Is it the end of the road for the US Internet giant? Yahoo has named a committee to study its future options as it seeks to redefine itself. Big shareholders have been pushing to make the firm sell its core business.
Yahoo's board said Friday it was creating a committee of independent directors and hiring some economic advisors in its long-running restructuring effort.
The company said it had tapped Goldman Sachs, JP Morgan and PJT Partners for financial advice, while law firm Cravath, Swaine and Moore LLP would provide legal help.
Media reports had suggested the company could sell its core Internet business and that potential suitors might include telecom giant Verizon, which recently also acquired AOL, and Rupert Murdoch's News Corp.
Such a sale would leave Yahoo's multibillion-dollar holdings in Chinese Internet firm Alibaba in a separate entity.

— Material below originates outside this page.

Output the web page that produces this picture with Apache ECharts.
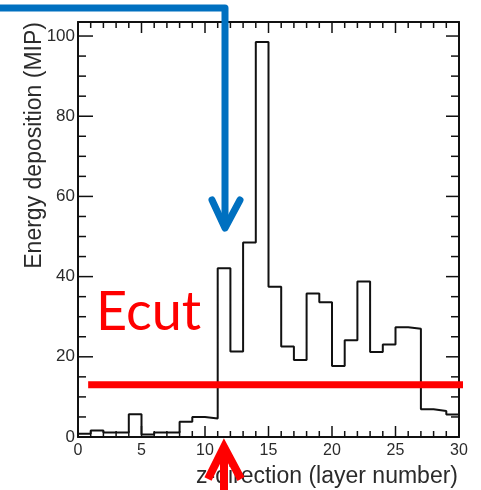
<!DOCTYPE html>
<html>
<head>
<meta charset="utf-8">
<script src="https://cdn.jsdelivr.net/npm/echarts@6/dist/echarts.min.js"></script>
<style>
  html, body { margin: 0; padding: 0; background: #fff; }
  #chart { width: 481px; height: 490px; }
</style>
</head>
<body>
<div id="chart"></div>
<script>
// Layer bin edges (layer number along z) and deposited energy per layer (MIP)
const layerEdges = [0, 1, 2, 3, 4, 5, 6, 7, 8, 9, 10, 11, 12, 13, 14, 15,
                    16, 17, 18, 19, 20, 21, 22, 23, 24, 25, 26, 27, 28, 29, 30];
const energy = [0.8, 1.6, 1.1, 1.1, 5.7, 0.6, 1.1, 1.1, 3.8, 5.0,
                4.6, 42.1, 21.3, 48.5, 98.5, 37.5, 22.6, 19.2, 35.8, 33.6,
                17.7, 24.1, 38.8, 21.2, 23.1, 27.4, 27.0, 6.9, 6.5, 5.6];
// Energy cut threshold (MIP) and the layer span of the cut line
const ecutLevel = 13;
const ecutSpan = [0.8, 30.55];

// Tick positions on the frame (major ticks carry labels)
const xMajorTicks = [0, 5, 10, 15, 20, 25, 30];
const xMinorTicks = [1, 2, 3, 4, 6, 7, 8, 9, 11, 12, 13, 14, 16, 17, 18, 19,
                     21, 22, 23, 24, 26, 27, 28, 29];
const yMajorTicks = [0, 20, 40, 60, 80, 100];
const yMinorTicks = [5, 10, 15, 25, 30, 35, 45, 50, 55, 65, 70, 75, 85, 90, 95];

const axisColor = '#111';
const textColor = '#2b2b2b';
const font = 'Liberation Sans, Arial, sans-serif';
const yMax = 103.5;

// Step-histogram points: each bin's left edge, plus the closing right edge
const histPoints = energy.map((v, i) => [layerEdges[i], v]);
histPoints.push([layerEdges[layerEdges.length - 1], energy[energy.length - 1]]);

// Tick items: [x, y, inward length on near side, inward length on far side]
const xTickItems = xMajorTicks.map(v => [v, 0, 11, 11])
  .concat(xMinorTicks.map(v => [v, 0, 6, 6]));
const yTickItems = yMajorTicks.map(v => [0, v, 15, 13])
  .concat(yMinorTicks.map(v => [0, v, 8, 8]));

const tickStyle = { stroke: axisColor, lineWidth: 1.5 };

// Draws one tick on both opposite sides of the frame, pointing inwards
function renderTick(isX) {
  return function (params, api) {
    const cs = params.coordSys;
    const p = api.coord([api.value(0), api.value(1)]);
    const nearLen = api.value(2), farLen = api.value(3);
    let a, b;
    if (isX) {
      const yb = cs.y + cs.height, yt = cs.y;
      a = { x1: p[0], y1: yb, x2: p[0], y2: yb - nearLen };
      b = { x1: p[0], y1: yt, x2: p[0], y2: yt + farLen };
    } else {
      const xl = cs.x, xr = cs.x + cs.width;
      a = { x1: xl, y1: p[1], x2: xl + nearLen, y2: p[1] };
      b = { x1: xr, y1: p[1], x2: xr - farLen, y2: p[1] };
    }
    return {
      type: 'group',
      children: [
        { type: 'line', shape: a, style: tickStyle },
        { type: 'line', shape: b, style: tickStyle }
      ]
    };
  };
}

function frameLine() {
  return { show: true, onZero: false, lineStyle: { color: axisColor, width: 2 } };
}

const chart = echarts.init(document.getElementById('chart'), null, { renderer: 'canvas' });

chart.setOption({
  animation: false,
  backgroundColor: '#fff',
  grid: { left: 78, right: 22, top: 22, bottom: 53 },
  title: {
    text: 'z-direction (layer number)',
    right: 23, top: 465, padding: 0,
    textStyle: { fontSize: 23, fontWeight: 'normal', color: textColor, fontFamily: font }
  },
  xAxis: [
    {
      type: 'value', position: 'bottom', min: 0, max: 30, interval: 5,
      axisLine: frameLine(), axisTick: { show: false }, minorTick: { show: false },
      axisLabel: { fontSize: 16, color: textColor, fontFamily: font, margin: 6 },
      splitLine: { show: false }
    },
    {
      type: 'value', position: 'top', min: 0, max: 30, interval: 5,
      axisLine: frameLine(), axisTick: { show: false }, axisLabel: { show: false },
      splitLine: { show: false }
    }
  ],
  yAxis: [
    {
      type: 'value', position: 'left', min: 0, max: yMax, interval: 20,
      axisLine: frameLine(), axisTick: { show: false },
      axisLabel: {
        fontSize: 17, color: textColor, fontFamily: font, margin: 3,
        formatter: v => (yMajorTicks.indexOf(v) >= 0 ? String(v) : '')
      },
      splitLine: { show: false }
    },
    {
      type: 'value', position: 'right', min: 0, max: yMax, interval: 20,
      axisLine: frameLine(), axisTick: { show: false }, axisLabel: { show: false },
      splitLine: { show: false }
    }
  ],
  series: [
    {
      name: 'Energy deposition',
      type: 'line', step: 'end',
      xAxisIndex: 0, yAxisIndex: 0,
      data: histPoints,
      symbol: 'none',
      lineStyle: { color: axisColor, width: 2 },
      z: 3
    },
    {
      name: 'Ecut',
      type: 'line',
      xAxisIndex: 0, yAxisIndex: 0,
      data: ecutSpan.map(x => [x, ecutLevel]),
      symbol: 'none', clip: false,
      lineStyle: { color: '#ff0000', width: 7, cap: 'butt' },
      z: 5
    },
    {
      name: 'xTicks', type: 'custom', xAxisIndex: 0, yAxisIndex: 0,
      data: xTickItems, encode: { x: 0, y: 1 },
      renderItem: renderTick(true), silent: true, z: 4
    },
    {
      name: 'yTicks', type: 'custom', xAxisIndex: 0, yAxisIndex: 0,
      data: yTickItems, encode: { x: 0, y: 1 },
      renderItem: renderTick(false), silent: true, z: 4
    }
  ],
  graphic: [
    {
      type: 'text', x: 35, y: 22, rotation: Math.PI / 2,
      style: {
        text: 'Energy deposition (MIP)', fill: textColor,
        font: '23px ' + font, align: 'right', verticalAlign: 'middle'
      }
    },
    {
      type: 'text', x: 96, y: 313,
      style: {
        text: 'Ecut', fill: '#ff0000',
        font: '54px Lato, sans-serif', align: 'left', verticalAlign: 'middle'
      },
      z: 10
    },
    {
      // blue arrow: runs along the top, turns down towards the shower start
      type: 'polyline', z: 20,
      shape: { points: [[-5, 8], [225, 8], [225, 226]] },
      style: { fill: null, stroke: '#0070c0', lineWidth: 7, lineCap: 'round', lineJoin: 'round' }
    },
    {
      type: 'polyline', z: 20,
      shape: { points: [[212, 200], [225, 228], [240, 200]] },
      style: { fill: null, stroke: '#0070c0', lineWidth: 7, lineCap: 'round', lineJoin: 'round' }
    },
    {
      // red arrow pointing up at the same layer from below the axis
      type: 'polyline', z: 20,
      shape: { points: [[224, 495], [224, 449]] },
      style: { fill: null, stroke: '#ff0000', lineWidth: 8, lineCap: 'butt' }
    },
    {
      type: 'polyline', z: 20,
      shape: { points: [[208, 479], [224, 447], [241, 479]] },
      style: { fill: null, stroke: '#ff0000', lineWidth: 8, lineCap: 'butt', lineJoin: 'miter' }
    }
  ]
});
</script>
</body>
</html>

Yahoo has come under extraordinary pressure from large shareholders who are increasingly worried about the company's decreasing revenue. In fact, turnover has declined for three and a half years now under CEO Marissa Mayer.
While Yahoo is still one of the best-known names on the Internet and is used by around a billion people, it has fallen behind Google in its online search segment and has lost ground in online advertising.
The firm said earlier this month it was cutting 15 percent of its workforce globally, which, it said, "would mean closing some digital media operation."